Les dirigeants sionistes (M. Lloyd George nous a informés) nous ont fait la promesse formelle que, si les Alliés s’engageaient à accorder des facilités pour l’établissement d’un foyer national pour les Juifs en Palestine, ils feraient de leur mieux pour rallier le sentiment et le soutien des Juifs du monde entier à la cause alliée. Ils ont tenu parole.

Rapport de la Commission royale sur la Palestine, présenté par le Secrétaire d’État aux Colonies au Parlement sur ordre de Sa Majesté, juillet 1937, p. 23.

Et c’est précisément ce qui se passa. Les États-Unis, qui n’avaient aucun intérêt dans ce conflit européen, sont venus à l’aide des Britanniques en déclarant la guerre à l’Allemagne le 02 avril 1917. L’avocat juif Louis D. Brandeis (descendant d’une famille sabbato-frankiste), alors président de la Cour suprême des États-Unis, et le rabbin Stephen Wise (cofondateur de la Fédération sioniste de New York en 1897 et président du Congrès juif américain de 1922 à 1946), ont pesé sur les décisions du président Woodrow Wilson pour qu’il fît entrer en guerre les États-Unis et pour qu’il soutînt la Déclaration Balfour; un procédé semblable a été employé pour pousser le président Truman à reconnaître l’État d’Israël en 1948.

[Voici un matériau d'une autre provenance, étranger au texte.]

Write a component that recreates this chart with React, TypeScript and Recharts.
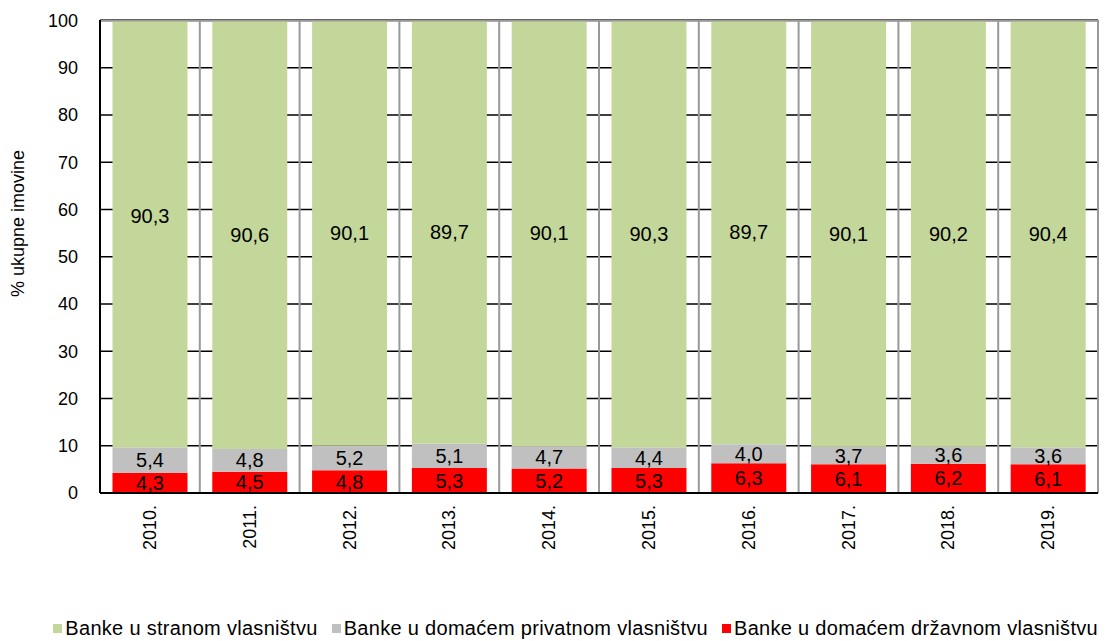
import React from 'react'
import {
  BarChart,
  Bar,
  XAxis,
  YAxis,
  CartesianGrid,
  Legend,
  LabelList,
  ReferenceLine
} from 'recharts'

const years = ['2010.', '2011.', '2012.', '2013.', '2014.', '2015.', '2016.', '2017.', '2018.', '2019.']
const drzavnom = [4.3, 4.5, 4.8, 5.3, 5.2, 5.3, 6.3, 6.1, 6.2, 6.1]
const privatnom = [5.4, 4.8, 5.2, 5.1, 4.7, 4.4, 4.0, 3.7, 3.6, 3.6]
const stranom = [90.3, 90.6, 90.1, 89.7, 90.1, 90.3, 89.7, 90.1, 90.2, 90.4]
const yTicks = [0, 10, 20, 30, 40, 50, 60, 70, 80, 90, 100]

const seriesNames = {
  stranom: 'Banke u stranom vlasništvu',
  privatnom: 'Banke u domaćem privatnom vlasništvu',
  drzavnom: 'Banke u domaćem državnom vlasništvu'
}

const COLORS = {
  stranom: '#C4D79B',
  privatnom: '#C0C0C0',
  drzavnom: '#FF0000'
}

const data = years.map((year, i) => ({
  year,
  drzavnom: drzavnom[i],
  privatnom: privatnom[i],
  stranom: stranom[i]
}))

const FONT = '"Liberation Sans", Arial, sans-serif'

const fmt = (v: any) => Number(v).toFixed(1).replace('.', ',')

const XTick = ({ x, y, payload }: any) => {
  const ty = y + 4
  return (
    <text
      x={x}
      y={ty}
      transform={`rotate(-90, ${x}, ${ty})`}
      textAnchor="end"
      dominantBaseline="central"
      fontSize={18}
      fontFamily={FONT}
      fill="#000"
    >
      {payload.value}
    </text>
  )
}

const YLabel = ({ viewBox }: any) => {
  const cx = 18
  const cy = viewBox.y + viewBox.height / 2 - 33
  return (
    <text
      x={cx}
      y={cy}
      transform={`rotate(-90, ${cx}, ${cy})`}
      textAnchor="middle"
      dominantBaseline="central"
      fontSize={18}
      fontFamily={FONT}
      fill="#000"
    >
      % ukupne imovine
    </text>
  )
}

const GreenLabel = ({ x, y, width, height, value, index }: any) => {
  // first label sits a bit higher in the original
  const dy = index === 0 ? -18 : 0
  return (
    <text
      x={x + width / 2}
      y={y + height / 2 + dy}
      textAnchor="middle"
      dominantBaseline="central"
      fontSize={20}
      fontFamily={FONT}
      fill="#000"
    >
      {fmt(value)}
    </text>
  )
}

const LegendContent = () => {
  const order: (keyof typeof COLORS)[] = ['stranom', 'privatnom', 'drzavnom']
  return (
    <div
      style={{
        display: 'flex',
        justifyContent: 'flex-end',
        alignItems: 'center',
        fontFamily: FONT,
        fontSize: 20,
        lineHeight: '22px',
        letterSpacing: 0.3,
        color: '#000',
        height: 22,
        paddingTop: 0,
        whiteSpace: 'nowrap'
      }}
    >
      {order.map((key) => (
        <div key={key} style={{ display: 'flex', alignItems: 'center', marginLeft: 14 }}>
          <span style={{ width: 9, height: 9, background: COLORS[key], marginRight: 3, display: 'inline-block' }} />
          <span>{seriesNames[key]}</span>
        </div>
      ))}
    </div>
  )
}

export default function App() {
  return (
    <div style={{ position: 'fixed', left: 0, top: 0, background: '#fff' }}>
      <BarChart
        width={1108}
        height={641}
        data={data}
        margin={{ top: 20, right: 10, left: 0, bottom: 0 }}
        barCategoryGap="12.5%"
      >
        <CartesianGrid horizontal={true} vertical={false} stroke="#000" strokeWidth={1.5} />
        <CartesianGrid
          horizontal={false}
          vertical={true}
          stroke="#999"
          strokeWidth={2}
          verticalCoordinatesGenerator={({ offset }: any) =>
            years.concat(['']).map((_, i) => offset.left + (i * offset.width) / years.length)
          }
        />
        <XAxis
          dataKey="year"
          height={124}
          tick={<XTick />}
          tickLine={false}
          axisLine={{ stroke: '#000', strokeWidth: 2 }}
          interval={0}
        />
        <YAxis
          width={100}
          domain={[0, 100]}
          ticks={yTicks}
          interval={0}
          tickLine={false}
          axisLine={{ stroke: '#000', strokeWidth: 2 }}
          tick={{ fontSize: 18, fontFamily: FONT, fill: '#000' }}
          tickMargin={16}
          label={{ content: <YLabel /> }}
        />
        <ReferenceLine y={100} stroke="#999" strokeWidth={2} />
        <Legend verticalAlign="bottom" height={24} content={<LegendContent />} />
        <Bar dataKey="drzavnom" stackId="a" fill={COLORS.drzavnom} name={seriesNames.drzavnom} isAnimationActive={false}>
          <LabelList dataKey="drzavnom" position="center" formatter={fmt} fontSize={20} fontFamily={FONT} fill="#000" />
        </Bar>
        <Bar dataKey="privatnom" stackId="a" fill={COLORS.privatnom} name={seriesNames.privatnom} isAnimationActive={false}>
          <LabelList dataKey="privatnom" position="center" formatter={fmt} fontSize={20} fontFamily={FONT} fill="#000" />
        </Bar>
        <Bar dataKey="stranom" stackId="a" fill={COLORS.stranom} name={seriesNames.stranom} isAnimationActive={false}>
          <LabelList dataKey="stranom" content={<GreenLabel />} />
        </Bar>
      </BarChart>
    </div>
  )
}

En outre, Chaïm Weizmann (1874-1952), qui présidait l’Organisation sioniste mondiale (à partir de 1920) et qui devint le premier président de l’État d’Israël (en 1948), fut très actif durant la Première Guerre mondiale. Dans cette période il fut très proche du gouvernement britannique, pour qui, en tant que chimiste, il élabora une formule pour la fabrication d’explosifs. Mais il n’était pas qu’un simple chimiste, il joua aussi un rôle diplomatique important. Weizmann prétendait, à raison, détenir, comme le souligne Henry Laurens, une influence considérable sur les Américains et la Russie bolchevique. Laurens ajoute que Weizmann utilisait de façon constante cette grande influence.

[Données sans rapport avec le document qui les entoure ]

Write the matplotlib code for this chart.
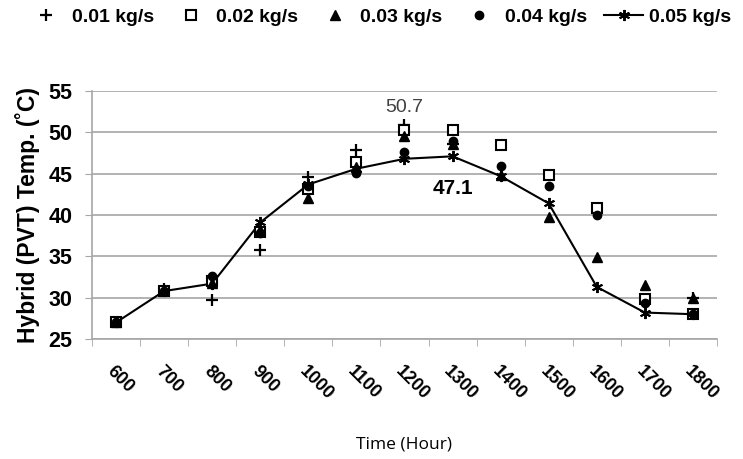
import numpy as np
import matplotlib.pyplot as plt
import matplotlib.transforms as mtransforms

plt.rcParams['font.family'] = ['Liberation Sans', 'DejaVu Sans']

# Hybrid PVT temperature vs time for different mass flow rates
hours = ["600", "700", "800", "900", "1000", "1100", "1200",
         "1300", "1400", "1500", "1600", "1700", "1800"]
t001 = [27.0, 31.1, 29.7, 35.8, 44.6, 47.9, 50.9, 48.6, 48.5, 44.9, 40.9, 29.9, 30.0]
t002 = [27.0, 30.8, 32.0, 38.0, 43.1, 46.4, 50.3, 50.3, 48.5, 44.8, 40.9, 29.8, 28.0]
t003 = [27.0, 30.9, 31.8, 38.2, 42.1, 45.8, 49.5, 48.6, 44.8, 39.8, 34.9, 31.5, 30.0]
t004 = [27.0, 30.8, 32.6, 37.8, 43.5, 45.1, 47.6, 48.9, 45.9, 43.5, 40.0, 29.4, 28.0]
t005 = [27.0, 30.8, 31.7, 39.1, 43.7, 45.6, 46.8, 47.1, 44.7, 41.4, 31.3, 28.2, 28.0]

x = np.arange(len(hours))

fig = plt.figure(figsize=(7.43, 4.59), dpi=100)
ax = fig.add_axes([0.1238, 0.2614, 0.8412, 0.5403])

ax.plot(x, t005, color='black', lw=1.5, marker=(6, 2, 0), ms=8, mew=1.4,
        label='0.05 kg/s', zorder=3)
ax.plot(x, t001, ls='none', marker='+', ms=9, mew=1.6, color='black',
        label='0.01 kg/s', zorder=4)
ax.plot(x, t002, ls='none', marker='s', ms=6.5, mew=1.5, mfc='white', mec='black',
        label='0.02 kg/s', zorder=4)
ax.plot(x, t003, ls='none', marker='^', ms=7, color='black',
        label='0.03 kg/s', zorder=4)
ax.plot(x, t004, ls='none', marker='o', ms=6, color='black',
        label='0.04 kg/s', zorder=4)

ax.set_xlim(-0.5, len(hours) - 0.5)
ax.set_ylim(25, 55)
ax.set_yticks(np.arange(25, 56, 5))
ax.yaxis.grid(True, color='#a6a6a6', lw=1.2)
ax.set_axisbelow(True)

ax.set_xticks(x)
ax.set_xticklabels(hours, rotation=-45, ha='left', va='top', fontsize=13,
                   fontweight='bold', rotation_mode='anchor')
shift = mtransforms.ScaledTranslation(4 / 72, 0, fig.dpi_scale_trans)
for lab in ax.get_xticklabels():
    lab.set_transform(lab.get_transform() + shift)
ax.set_xticks(np.arange(-0.5, len(hours), 1), minor=True)
ax.tick_params(axis='x', which='major', length=0, pad=17)
ax.tick_params(axis='x', which='minor', length=5, color='#a6a6a6')
ax.tick_params(axis='y', length=5, color='#a6a6a6', labelsize=15.5, pad=9)
for lab in ax.get_yticklabels():
    lab.set_fontweight('bold')

for s in ['top', 'right']:
    ax.spines[s].set_visible(False)
for s in ['left', 'bottom']:
    ax.spines[s].set_color('#a6a6a6')
    ax.spines[s].set_linewidth(1.2)

ax.set_ylabel('Hybrid (PVT) Temp. (˚C)', fontsize=16.5, fontweight='bold', labelpad=6)
ax.set_xlabel('Time (Hour)', fontsize=12.5, family=['Open Sans', 'DejaVu Sans'],
              labelpad=24)

ax.text(6, 52.0, '50.7', ha='center', va='bottom', fontsize=14, color='#404040')
ax.text(7, 44.3, '47.1', ha='center', va='top', fontsize=15, fontweight='bold')

handles, labels = ax.get_legend_handles_labels()
order = [1, 2, 3, 4, 0]
leg = fig.legend([handles[i] for i in order], [labels[i] for i in order],
                 loc='upper center', bbox_to_anchor=(0.51, 1.015), ncol=5,
                 frameon=False, prop={'weight': 'bold', 'size': 14},
                 handlelength=2.0, handletextpad=0.3, columnspacing=0.9,
                 borderpad=0.3)

fig.savefig('out.png', dpi=100)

La promesse des sionistes ayant été tenue avec l’entrée en guerre des États-Unis, sept mois plus tard, jour pour jour, le 02 novembre 1917, fut publiée la déclaration Balfour. Cette déclaration est une lettre d’Arthur James Balfour, ministre des Affaires étrangères britannique faite au banquier Lionel Walter Rothschild, dans laquelle il promettait la création d’un foyer juif en Palestine. Voici le contenu de cette fameuse déclaration:

Cher lord Rothschild, j’ai le grand plaisir de vous adresser de la part du Gouvernement de Sa Majesté la déclaration suivante, sympathisant avec les aspirations juives sionistes, déclaration qui, soumise au cabinet, a été approuvée par lui. Le Gouvernement de Sa Majesté envisage favorablement l’établissement en Palestine d’un Foyer national pour le peuple juif et emploiera tous ses efforts pour faciliter la réalisation de cet objectif, étant clairement entendu que rien ne sera fait qui puisse porter atteinte soit aux droits civils et religieux des communautés non juives existant en Palestine, soit aux droits et au statut politique dont les Juifs disposent dans tout autre pays. Je vous serai obligé de porter cette déclaration à la connaissance de la Fédération sioniste.

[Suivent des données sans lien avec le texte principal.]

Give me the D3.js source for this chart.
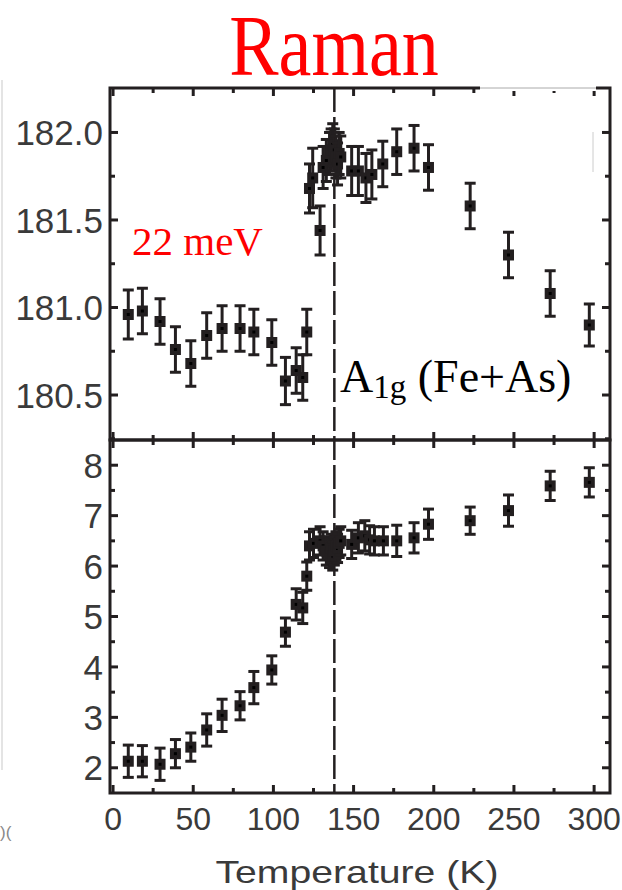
<!DOCTYPE html>
<html>
<head>
<meta charset="utf-8">
<script src="https://cdn.jsdelivr.net/npm/d3@7"></script>
<style>
  body { margin: 0; background: #fff; }
</style>
</head>
<body>
<div class="canvas"></div>
<script>
// A1g phonon: frequency (top) and linewidth (bottom) vs temperature
const topTemp = [9.5, 18.3, 29.3, 38.9, 48.5, 58.4, 68, 79.2, 87.8, 99, 107.5, 114.2, 118.3, 120.8,
  122.5, 124.5, 129.1, 131, 133, 135, 136, 137, 138, 139, 140, 141, 142,
  148.8, 153, 157.7, 161.4, 168.2, 176.9, 187.7, 196.7, 222.7, 246.6, 272.6, 297]
const topFreq = [180.96, 180.98, 180.92, 180.76, 180.68, 180.84, 180.88, 180.88, 180.86, 180.80, 180.58, 180.64, 180.60, 180.86,
  181.68, 181.74, 181.44, 181.80, 181.84, 181.88, 181.90, 181.93, 181.90, 181.86, 181.82, 181.88, 181.86,
  181.78, 181.78, 181.74, 181.76, 181.82, 181.89, 181.91, 181.80, 181.58, 181.30, 181.08, 180.90]
const topErr = [0.14, 0.13, 0.13, 0.13, 0.13, 0.13, 0.13, 0.13, 0.13, 0.13, 0.135, 0.13, 0.13, 0.13,
  0.14, 0.17, 0.14, 0.12, 0.12, 0.12, 0.12, 0.12, 0.12, 0.12, 0.12, 0.12, 0.12,
  0.14, 0.14, 0.14, 0.14, 0.13, 0.13, 0.13, 0.13, 0.13, 0.13, 0.13, 0.12]

const botTemp = [9.5, 18.3, 29.3, 38.9, 48.5, 58.4, 68, 79.2, 87.8, 99, 107.5, 114.2, 118.3, 120.8,
  122.5, 125, 129.1, 131, 133, 135, 136, 137, 138, 139, 140, 141, 142,
  148.8, 153, 157, 160, 163, 168.6, 176.9, 187.7, 196.7, 222.7, 246.6, 272.6, 297]
const botWidth = [2.13, 2.13, 2.07, 2.28, 2.41, 2.75, 3.04, 3.23, 3.59, 3.94, 4.69, 5.24, 5.17, 5.80,
  6.40, 6.45, 6.50, 6.40, 6.30, 6.25, 6.35, 6.20, 6.30, 6.40, 6.35, 6.45, 6.50,
  6.43, 6.56, 6.60, 6.52, 6.50, 6.50, 6.50, 6.56, 6.83, 6.90, 7.10, 7.59, 7.66]
const botErr = [0.32, 0.31, 0.32, 0.28, 0.28, 0.32, 0.32, 0.28, 0.32, 0.28, 0.28, 0.31, 0.31, 0.28,
  0.28, 0.28, 0.28, 0.28, 0.28, 0.28, 0.28, 0.28, 0.28, 0.28, 0.28, 0.28, 0.28,
  0.28, 0.3, 0.3, 0.28, 0.28, 0.28, 0.31, 0.3, 0.3, 0.27, 0.31, 0.29, 0.29]

const xTicks = [0, 50, 100, 150, 200, 250, 300]
const xMinor = [25, 75, 125, 175, 225, 275]
const topTicks = [180.5, 181.0, 181.5, 182.0]
const topMinor = [180.25, 180.75, 181.25, 181.75]
const botTicks = [2, 3, 4, 5, 6, 7, 8]
const botMinor = [2.5, 3.5, 4.5, 5.5, 6.5, 7.5]
const Tc = 138

const ink = '#231f20'
const padL = 110, padR = 610, padT = 88, padM = 440, padB = 793

const svg = d3.select('.canvas').append('svg')
    .attr('width', 622)
    .attr('height', 890)

const x = d3.scaleLinear().domain([-1.9, 309.9]).range([padL, padR])
const yTop = d3.scaleLinear().domain([180.243, 182.254]).range([padM, padT])
const yBot = d3.scaleLinear().domain([1.5, 8.5]).range([padB, padM])

// faint leftovers from the neighbouring panel
svg.append('line')
    .attr('x1', 2).attr('x2', 2).attr('y1', 80).attr('y2', 770)
    .attr('stroke', '#e4e4e4').attr('stroke-width', 2)
svg.append('text')
    .attr('x', 0).attr('y', 838)
    .attr('fill', '#888')
    .style('font-family', 'Liberation Sans, Arial, sans-serif')
    .style('font-size', '17px')
    .text(')(')

// title, a bit narrower than the plain serif face
svg.append('text')
    .attr('transform', 'translate(334,75) scale(0.86,1)')
    .attr('text-anchor', 'middle')
    .attr('fill', 'red')
    .style('font-family', 'Liberation Serif, Times New Roman, serif')
    .style('font-size', '86px')
    .text('Raman')

function drawPanel(y, y0, y1, majors, minors, fmt) {
  const g = svg.append('g')
  // x ticks on both horizontal edges, pointing inward
  ;[[y0, 1], [y1, -1]].forEach(([yy, dir]) => {
    g.selectAll(null).data(xTicks).enter().append('line')
        .attr('x1', d => x(d)).attr('x2', d => x(d))
        .attr('y1', yy).attr('y2', yy + dir * 8)
        .attr('stroke', ink).attr('stroke-width', 3)
    g.selectAll(null).data(xMinor).enter().append('line')
        .attr('x1', d => x(d)).attr('x2', d => x(d))
        .attr('y1', yy).attr('y2', yy + dir * 5)
        .attr('stroke', ink).attr('stroke-width', 3)
  })
  ;[[padL, 1], [padR, -1]].forEach(([xx, dir]) => {
    g.selectAll(null).data(majors).enter().append('line')
        .attr('x1', xx).attr('x2', xx + dir * 8)
        .attr('y1', d => y(d)).attr('y2', d => y(d))
        .attr('stroke', ink).attr('stroke-width', 3)
    g.selectAll(null).data(minors).enter().append('line')
        .attr('x1', xx).attr('x2', xx + dir * 5)
        .attr('y1', d => y(d)).attr('y2', d => y(d))
        .attr('stroke', ink).attr('stroke-width', 3)
  })
  g.selectAll(null).data(majors).enter().append('text')
      .attr('x', 103)
      .attr('y', d => y(d))
      .attr('dy', '0.36em')
      .attr('text-anchor', 'end')
      .attr('fill', '#3a3a3a')
      .style('font-family', 'Liberation Sans, Arial, sans-serif')
      .style('font-size', '35px')
      .text(fmt)
}

drawPanel(yTop, padT, padM, topTicks, topMinor, d => d.toFixed(1))
drawPanel(yBot, padM, padB, botTicks, botMinor, d => d)

// Tc line
svg.append('line')
    .attr('x1', x(Tc)).attr('x2', x(Tc))
    .attr('y1', padT).attr('y2', padB)
    .attr('stroke', ink).attr('stroke-width', 2.5)
    .attr('stroke-dasharray', '24,5')

// error bars + square markers
function drawPoints(temps, vals, errs, y) {
  const g = svg.append('g')
  const pts = temps.map((t, i) => ({ t: t, v: vals[i], e: errs[i] }))
  const p = g.selectAll(null).data(pts).enter().append('g')
  p.append('line')
      .attr('x1', d => x(d.t)).attr('x2', d => x(d.t))
      .attr('y1', d => y(d.v - d.e)).attr('y2', d => y(d.v + d.e))
      .attr('stroke', ink).attr('stroke-width', 3)
  ;[-1, 1].forEach(s => {
    p.append('line')
        .attr('x1', d => x(d.t) - 5.5).attr('x2', d => x(d.t) + 5.5)
        .attr('y1', d => y(d.v + s * d.e)).attr('y2', d => y(d.v + s * d.e))
        .attr('stroke', ink).attr('stroke-width', 3)
  })
  p.append('rect')
      .attr('x', d => x(d.t) - 5.5).attr('y', d => y(d.v) - 5.5)
      .attr('width', 11).attr('height', 11)
      .attr('fill', ink)
  p.append('rect')
      .attr('x', d => x(d.t) - 1.5).attr('y', d => y(d.v) - 1.5)
      .attr('width', 3).attr('height', 3)
      .attr('fill', '#000')
}

drawPoints(topTemp, topFreq, topErr, yTop)
drawPoints(botTemp, botWidth, botErr, yBot)

// frames
svg.append('rect')
    .attr('x', padL).attr('y', padT)
    .attr('width', padR - padL).attr('height', padM - padT)
    .attr('fill', 'none').attr('stroke', ink).attr('stroke-width', 3)
svg.append('rect')
    .attr('x', padL).attr('y', padM)
    .attr('width', padR - padL).attr('height', padB - padM)
    .attr('fill', 'none').attr('stroke', ink).attr('stroke-width', 3)

// pale patch over the top border
svg.append('rect')
    .attr('x', 480).attr('y', 86).attr('width', 116).attr('height', 5)
    .attr('fill', '#fff')
svg.append('line')
    .attr('x1', 480).attr('x2', 596).attr('y1', 88).attr('y2', 88)
    .attr('stroke', '#aaa').attr('stroke-width', 1)
svg.append('line')
    .attr('x1', 593).attr('x2', 593).attr('y1', 132).attr('y2', 172)
    .attr('stroke', '#ccc').attr('stroke-width', 1)

// x tick labels
svg.selectAll(null).data(xTicks).enter().append('text')
    .attr('x', d => x(d))
    .attr('y', 830)
    .attr('text-anchor', 'middle')
    .attr('fill', '#3a3a3a')
    .style('font-family', 'Liberation Sans, Arial, sans-serif')
    .style('font-size', '32px')
    .text(d => d)

svg.append('text')
    .attr('x', 357).attr('y', 883)
    .attr('text-anchor', 'middle')
    .attr('fill', '#3a3a3a')
    .attr('textLength', 283)
    .attr('lengthAdjust', 'spacingAndGlyphs')
    .style('font-family', 'Liberation Sans, Arial, sans-serif')
    .style('font-size', '32px')
    .text('Temperature (K)')

// annotations
svg.append('text')
    .attr('x', 132).attr('y', 255)
    .attr('fill', 'red')
    .style('font-family', 'Liberation Serif, Times New Roman, serif')
    .style('font-size', '41px')
    .text('22 meV')

const mode = svg.append('text')
    .attr('x', 340).attr('y', 392)
    .attr('fill', '#000')
    .style('font-family', 'Liberation Serif, Times New Roman, serif')
    .style('font-size', '46px')
mode.append('tspan').text('A')
mode.append('tspan').attr('dy', 6).style('font-size', '33px').text('1g')
mode.append('tspan').attr('dy', -6).text(' (Fe+As)')
</script>
</body>
</html>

Traduction française d’époque, extraite de L’Asie française, 1925, p. 145. Cité par Laurens p. 164.

Henry Laurens fait remarquer que la déclaration Balfour ne mentionne les Arabes de Palestine (musulmans et chrétiens) que comme collectivités non juives ayant des droits civils et religieux. Dès le départ, il leur est refusé le statut de peuple ayant des droits politiques. Pour Balfour comme pour d’autres responsables britanniques, reconnaître des droits nationaux aux Arabes de Palestine est contradictoire avec la volonté de créer un foyer national juif.